Surprisingly, despite their differences on the kind of Europe they would like to see, McAlpine is rather nice about Ken Clarke, the Chancellor of the Exchequer. He admired Thatcher for being a tough, combative politician and adds: "I like Ken Clarke and that's a subject on which I could wax quite lyrically at the appropriate time. Ken Clarke has many of the qualities which I admire."

His book is full of mischievous portraits of key figures in the first two years of John Major's "Cabinet of Chums": like Norman Lamont, whose stubborn refusal to recognise the looming signs of recession was one of the main reasons his links with the Tory hierarchy were finally fractured. The recession, in stark contrast to Lamont himself, was anything but "short and shallow".

And was it true that cheers had echoed from the election night party at his house in 1992 when Chris Patten lost his seat at Bath? Well, says McAlpine, there were two parties going on. One was upstairs where Mrs Thatcher and a very select group of chums were watching the results, and another downstairs, where there was a much louder, larger group. There may have been cheers from downstairs but there were certainly none from Mrs Thatcher. And what about him? "I don't recall, but I wasn't sad to see him go."

This brings us to Major himself. When Major used to hang about Chequers "pretending to be the curtains", as he witheringly puts it, McAlpine devised an explanation, he says, for all those people who would say to him they'd just met Major and ask "why on earth" Thatcher kept saying he would be her successor. "I used to tell people that it was a scheme to humiliate Geoffrey Howe" (then deputy Prime Minister). He makes no bones about being suspicious of the wisdom tooth problem which Major contracted when the moment had come for him to sign Thatcher's second ballot nomination papers. And he adds: "I ask you a question: has his leadership been a triumph? I think it's self evident that the Conservative party has been shattered beyond imagination. It's not irreparable. Conservatives always heal but it will take time."

On the single currency, McAlpine is contemptuous of the "wait and see" approach. He favours outright opposition. But a clear line in favour of EMU even if it drove many from the party would at least mean "we would know where the hell we are all going". And he denies that Goldsmith's goal of a referendum vote in favour of a renegotiated relationship with Europe, rolling back the Maastricht Treaty, is hopelessly unrealistic or that the rest of the EU in those circumstances would simply "tell Britain to get stuffed".

"Our trade deficit with Europe is something like pounds 90 billion over the last 10 years. Now if I had a customer who was taking that kind of stuff from me, I'd take quite an interest in what he was saying. The last thing I would do is ban him from the shop. I don't think I would say 'get stuffed'. I think a lot of other countries are waiting for a lead."

Major had first come to notice because he settled a public spending round as Treasury Chief Secretary without recourse to the "Star Chamber". "He's a very good negotiator but I think good negotiators don't make good prime ministers because being prime minister isn't about negotiation - it's about leadership."

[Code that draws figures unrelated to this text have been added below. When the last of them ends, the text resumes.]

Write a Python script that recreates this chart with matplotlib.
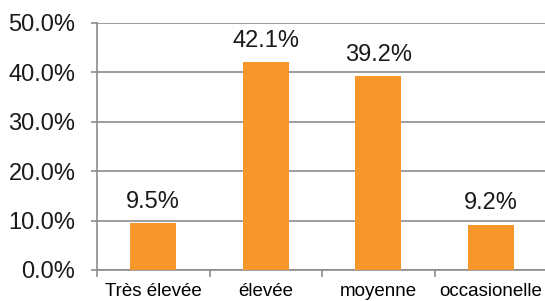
import numpy as np
import matplotlib
matplotlib.use('Agg')
import matplotlib.pyplot as plt
from matplotlib.ticker import FixedLocator, PercentFormatter

categories = ['Très élevée', 'élevée', 'moyenne', 'occasionelle']
values = [9.5, 42.1, 39.2, 9.2]
yticks = [0, 10, 20, 30, 40, 50]

plt.rcParams['font.family'] = ['Liberation Sans', 'DejaVu Sans']

fig = plt.figure(figsize=(5.45, 3.01), dpi=100)
ax = fig.add_axes([0.178, 0.103, 0.826, 0.821])

x = np.arange(len(categories))
bars = ax.bar(x, values, width=0.41, color='#F7962A', zorder=3)
for b, v in zip(bars, values):
    ax.text(b.get_x() + b.get_width() / 2, v + 2.1, '%.1f%%' % v,
            ha='center', va='bottom', fontsize=17, color='#1a1a1a')

ax.set_xlim(-0.5, len(categories) - 0.5)
ax.set_ylim(0, 50)
ax.set_yticks(yticks)
ax.yaxis.set_major_formatter(PercentFormatter(decimals=1))
ax.yaxis.grid(True, color='#8c8c8c', linewidth=1.2, zorder=0)

# category labels centred, tick marks at the boundaries
ax.set_xticks(x)
ax.set_xticklabels(categories, fontsize=13.5)
ax.tick_params(axis='x', length=0, pad=9.5)
ax.xaxis.set_minor_locator(FixedLocator(np.arange(len(categories) + 1) - 0.5))
ax.tick_params(axis='x', which='minor', length=5, color='#8c8c8c', width=1.2)
ax.tick_params(axis='y', length=4.5, color='#8c8c8c', width=1.2, labelsize=17,
               pad=11, labelcolor='#1a1a1a')

for s in ['top', 'right']:
    ax.spines[s].set_visible(False)
for s in ['left', 'bottom']:
    ax.spines[s].set_color('#8c8c8c')
    ax.spines[s].set_linewidth(1.2)

fig.savefig('out.png', dpi=100)
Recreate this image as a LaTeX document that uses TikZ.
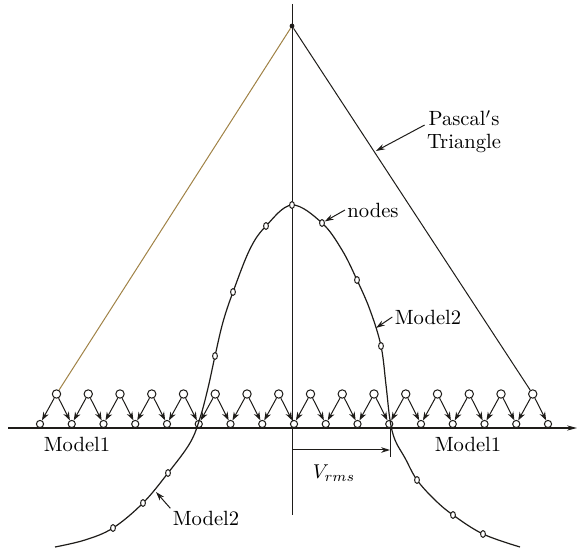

This makes his assessment of Tony Blair all the more wounding. First he implies that it's too early to judge Blair, saying: "You can only really tell whether someone's a leader when they have to demonstrate it," but then he adds "in terms of sorting out the Labour Party, he has certainly demonstrated leadership."

What has made news, of course, is the revelation that John Major got personally involved in asking Lord McAlpine's help to solicit a pounds 500,000 donation from the Greek shipowner John Latsis. In fact, says McAlpine, he told the story to illustrate that he himself hadn't just been "a malcontent Thatcherite" and had been willing to help after Major came to power. News of the donation subsequently leaked. "It caused me a lot of aggravation at the time. The chap was furious and also I had a reputation for not landing people in it."

Latsis aside, even the biggest donations had been in the pounds 5,000 to pounds 15,000 range. and those he believed should be secret. Even "if a rich man wanted to give you 50 grand, it was hard to criticise. I mean he clearly wasn't looking for oil concessions or something. "But now it was different. There was talk of the Tories having a pounds 40m war chest. There had been one recently publicised donation of pounds 5m. "If you ask me if I think that sums of pounds 10,000 or pounds 15,000 or pounds 20,000 should be private, the answer's yes. If you ask me whether a sum of pounds 5m should be private, the answer is definitely no."

So isn't it, finally, just a case of bitterness, of not ever having forgiven the party for letting Thatcher go? Well, he says, he has always been a realist, and all his criticisms of what happened since then has been based on actual performance. I retired six months before she went I was very happy to be an outsider again. I was very happy to be away from politics... It was a great relief to get on with normal life. I was upset when Margaret Thatcher went. I was desolate but you get over things."

Why had friends of hers such as him joined a rival party while she had stayed loyal, at least in public? Thatcher, he says, she had been a child of the Conservative Party. Her father had been a councillor, and she had come up through its ranks. Its activists had always helped her. For him, it hadn't been like that. He had been asked "out of the blue" personally by her to do a job, and he had done it, becoming a "significant fund raiser" - and then he had left. So, was he really saying that unlike her he didn't really owe the Conservative Party anything? "I wouldn't say that because it's quite a rude thing to say." But then he adds: "When you boil it down, it's pretty near the truth."